Welcome to being a step-mom! Sure never get what u put in. I have two SD's 12 & 15. It's sooo hard! The younger girl I had for 4 years the older since she was 7(full-time). I have a 2 year old and one due in feb. I too resent my SD, it's hard not to feel resentful when you raise other peoples children. I too did everything for my SKids while they were little and H did nothing, but now that I have Bio kids I make him do more for his daughter. Now that SD16 is pregnant I too want out. My H expects me to raise his daughters child. It's hard to take my kids away from their dad, but I also know I am never gonna be happy in this situation and I doubt it will be good home life for my kids anyway. I never listened to peoples warnings and now I wish I had. I've done too much and I just see raising his grandchild at 28 as my limit. I am just saying there comes a point u need to say what about me?? Some might call that selfish, but life is short!! If you stay make your husband understand things have to change to save your marriage. He has to step up because he's being immature and selfish. Good luck dear!
Thanks for the kinds words. I
Thanks for the kinds words. I can relate a lot to what you wrote. My sister warned me numerous times, but I thought she was just prying and flexing her big sis muscles. Wow..thinking ahead like that really puts things in perspective. I sometimes feel like I don't want to raise my SDs, but wow, thinking about raising THEIR children...... Ugh. That thought sits in my stomach like a rock. :sick:
You're right though..he does need to step it up. No matter how much he resists doing so. My sanity and happiness are on the line..I just can't understand how he doesn't see that! Yes, I'm playing mom, but I need someone to take care of me too!!! Thanks for helping me see what I already knew. It's just tough in the situation, when you're dealing with someone slightly manipulative, not to think you're going crazy.
I appreciate your comment! Good luck with everything on your end too. I agree.. "What about me??" Keep me posted on what happens. All I know is I would say, "No way. You're crazy!"
I completely understand not
I completely understand not feeling bad for me. I made up my mind, I made my own decisions. I just had no idea what I was getting into entirely.

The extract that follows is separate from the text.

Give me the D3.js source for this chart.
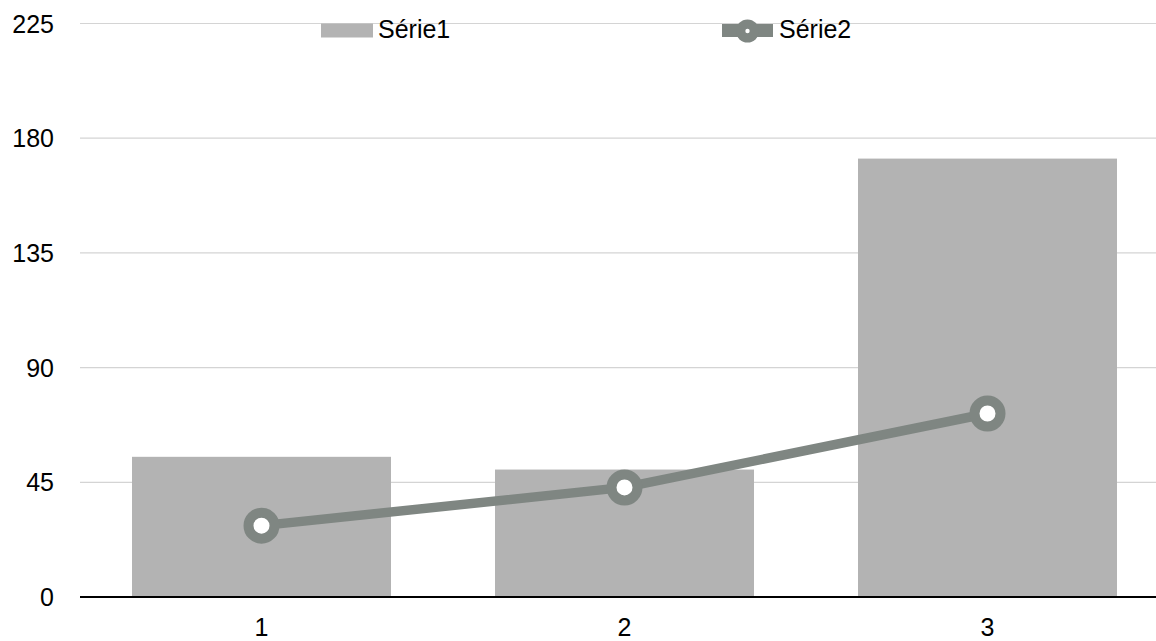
<!DOCTYPE html>
<html>
<head>
<meta charset="utf-8">
<script src="https://cdn.jsdelivr.net/npm/d3@7"></script>
<style>
  html, body { margin: 0; padding: 0; background: #fff; }
  svg { display: block; }
  text { font-family: "Liberation Sans", Arial, sans-serif; fill: #000; }
</style>
</head>
<body>
<svg id="chart" width="1156" height="641"></svg>
<script>
// Chart data
const categories = ["1", "2", "3"];
const serie1 = [55, 50, 172];
const serie2 = [28, 43, 72];
const yTicks = [0, 45, 90, 135, 180, 225];
const seriesNames = ["Série1", "Série2"];

const W = 1156, H = 641;
const barColor = "#b3b3b3";
const lineColor = "#7f8682";
const gridColor = "#d4d4d4";
const fontSize = 25;

const svg = d3.select("#chart");

const x = d3.scaleBand()
  .domain(categories)
  .range([80, 1169])
  .paddingInner(0.2865)
  .paddingOuter(0.14325);

const y = d3.scaleLinear()
  .domain([0, 225])
  .range([597, 23.5]);

// Horizontal gridlines
svg.append("g")
  .selectAll("line")
  .data(yTicks.filter(d => d !== 0))
  .join("line")
  .attr("x1", 80).attr("x2", W)
  .attr("y1", d => y(d)).attr("y2", d => y(d))
  .attr("stroke", gridColor)
  .attr("stroke-width", 1.2);

// Y tick labels
svg.append("g")
  .selectAll("text")
  .data(yTicks)
  .join("text")
  .attr("x", 54)
  .attr("y", d => y(d) + fontSize * 0.36)
  .attr("text-anchor", "end")
  .attr("font-size", fontSize)
  .text(d => d);

// Bars (Série1)
svg.append("g")
  .selectAll("rect")
  .data(serie1)
  .join("rect")
  .attr("x", (d, i) => x(categories[i]))
  .attr("width", x.bandwidth())
  .attr("y", d => y(d))
  .attr("height", d => y(0) - y(d))
  .attr("fill", barColor);

// Baseline axis
svg.append("line")
  .attr("x1", 80).attr("x2", W)
  .attr("y1", y(0)).attr("y2", y(0))
  .attr("stroke", "#000")
  .attr("stroke-width", 2.2);

// X tick labels
svg.append("g")
  .selectAll("text")
  .data(categories)
  .join("text")
  .attr("x", d => x(d) + x.bandwidth() / 2)
  .attr("y", 636)
  .attr("text-anchor", "middle")
  .attr("font-size", fontSize)
  .text(d => d);

// Line (Série2)
const cx = (d, i) => x(categories[i]) + x.bandwidth() / 2;
const line = d3.line()
  .x(cx)
  .y(d => y(d));

svg.append("path")
  .datum(serie2)
  .attr("d", line)
  .attr("fill", "none")
  .attr("stroke", lineColor)
  .attr("stroke-width", 9.5)
  .attr("stroke-linejoin", "round");

svg.append("g")
  .selectAll("circle")
  .data(serie2)
  .join("circle")
  .attr("cx", cx)
  .attr("cy", d => y(d))
  .attr("r", 13)
  .attr("fill", "#fff")
  .attr("stroke", lineColor)
  .attr("stroke-width", 10);

// Legend
const legend = svg.append("g");
legend.append("rect")
  .attr("x", 321).attr("y", 23.5)
  .attr("width", 52).attr("height", 14)
  .attr("fill", barColor);
legend.append("text")
  .attr("x", 378).attr("y", 37.5)
  .attr("font-size", fontSize)
  .text(seriesNames[0]);

legend.append("line")
  .attr("x1", 722).attr("x2", 773)
  .attr("y1", 30.5).attr("y2", 30.5)
  .attr("stroke", lineColor)
  .attr("stroke-width", 13);
legend.append("circle")
  .attr("cx", 747.5).attr("cy", 31)
  .attr("r", 11.5)
  .attr("fill", lineColor);
legend.append("circle")
  .attr("cx", 747.5).attr("cy", 31)
  .attr("r", 2.2)
  .attr("fill", "#fff");
legend.append("text")
  .attr("x", 779).attr("y", 37.5)
  .attr("font-size", fontSize)
  .text(seriesNames[1]);
</script>
</body>
</html>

Frankly, I've been overwhelmed and feel ganged up against in my house, and simply was just looking for a space to vent and hope that someone out there felt the same way. This is the hardest and most personally challenging thing I've faced in my life. Being a mom to a baby is a breeze in comparison. I felt like I was lacking the support at home, so I looked here.
I understand everything you are saying. I know these things to be true. I know that if I ever decide to leave, my baby will automatically be in a broken family. I've fully acknowledged these things, which makes the situation that much more depressing. Damned if I do..damned if I don't.
A bit of an update..we had a pretty big fight today, but I think it helped bring a lot of good things out in the open. We even discussed going to counseling, which I think I should have started a couple of years ago to help cope with so much change.
I know you're not being mean. I'm a big advocate for tough love. Thanks for your comments!